Daily archives: April 15, 2009


Selective CCTV

The last week has seen an outbreak of mutual name-calling between bloggers and the meainstream media, with one of the silliest contributions coming from my colleague Iain Macwhirter, the normally sensible Rector of Edinburgh University.

http://iainmacwhirter2.blogspot.com/

But beyond argument, the Guardian’s ground-breaking work on police brutality in the last week has been a huge reinforcement to the cause of liberty. The democratisation of video capture is something the Police have not caught up with – it is hard for them to blindside the referee now.

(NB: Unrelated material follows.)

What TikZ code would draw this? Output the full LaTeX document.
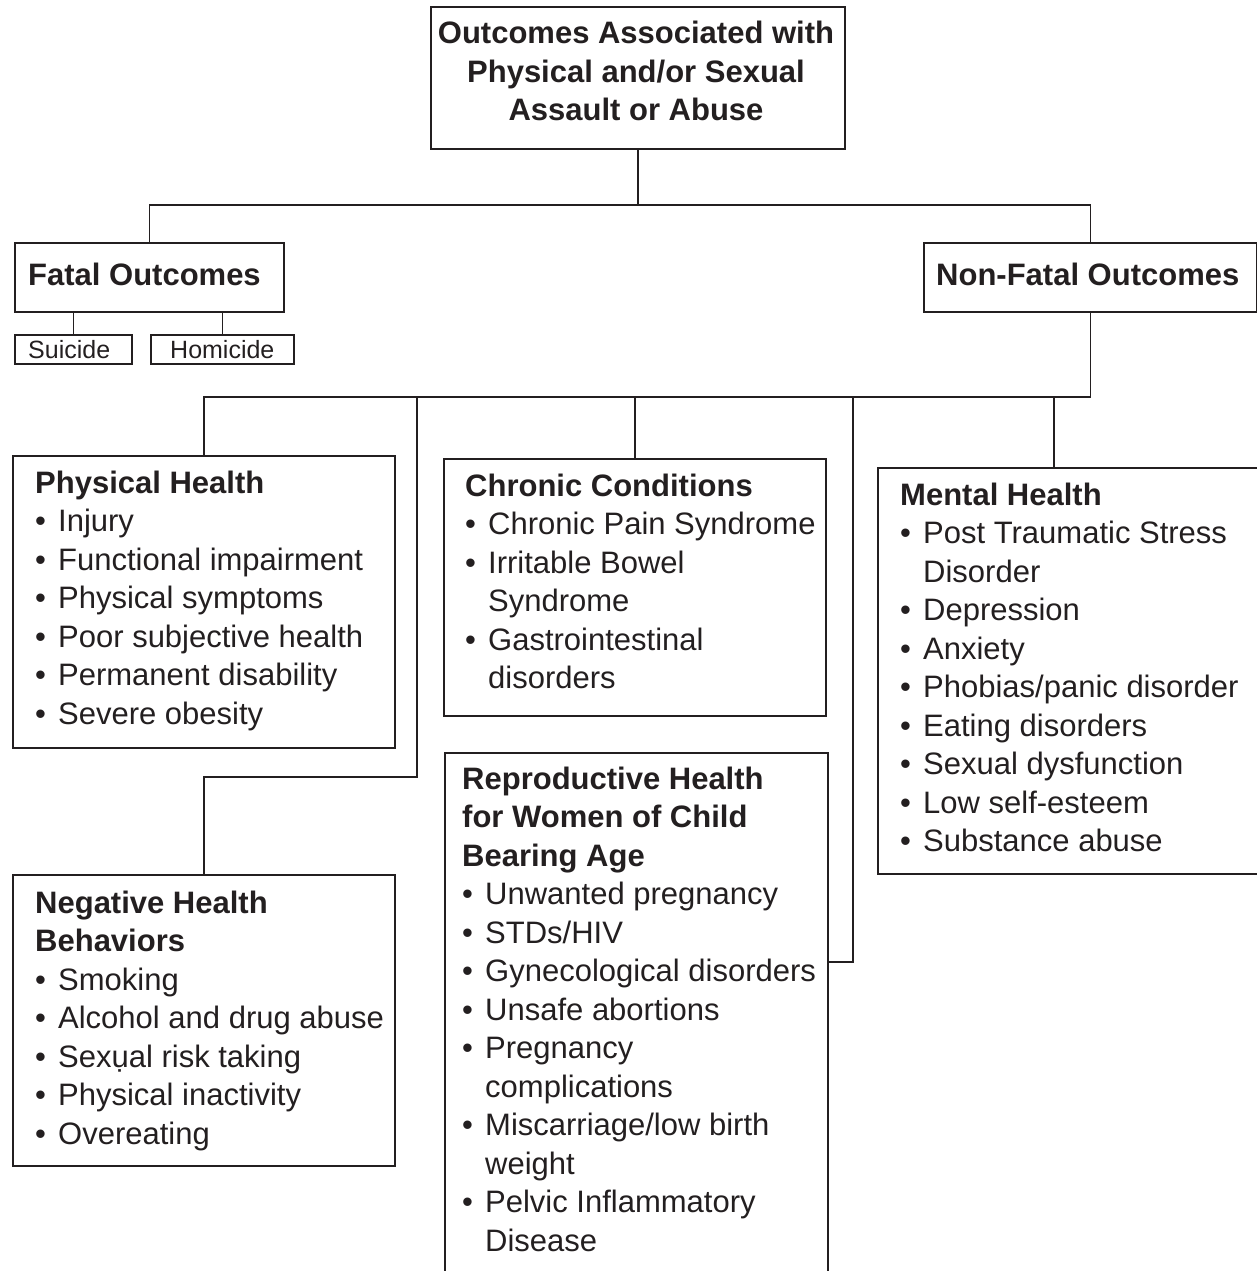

http://www.guardian.co.uk/uk/2009/apr/14/ian-tomlinson-assault-film-ipcc

We are used to institutional cover-up and fake inquiries to whitewash the truth, but the blatant nature of much of the corruption is still astonishing. In particular, over eighty per cent of street area in the City of London is covered by CCTV, and at the G20 protest this was supplemented by 83 police video cameras, plus the security services.

If you remember the “Tiger Tiger” attempted car bomb, to give just one example, the video footage was immediately released by the police to the public.

Yet different rules apply when the footage captures police brutality. None of the footage that has proved the police violence, has come from official sources or cameras. Instead we have a series of contradictory lies about whether official camers were not there, not working or had just nipped off to the loo, at the moments police violence was captured by amateurs.

I have no doubt that there are many other instances of criminal police behaviour on the thousands of hours of official video. Those videos are being pored over by police and security services to capture images of individual demonstartors, identify them and add them to their secret security files. In so doing they are deliberately overlooking and most likely deleting evidence of police violence.

We must demand that every single second of the official video of the G20 demonstrations, filmed with public money, is released to the public. Online will be good.

What is secret about video of events at a public demonstration on public streets, witnessed by thousands of people?

The selective use of this public resource to gather “evidence” against demonstrators while ignoring and even destroying that against police, must be halted.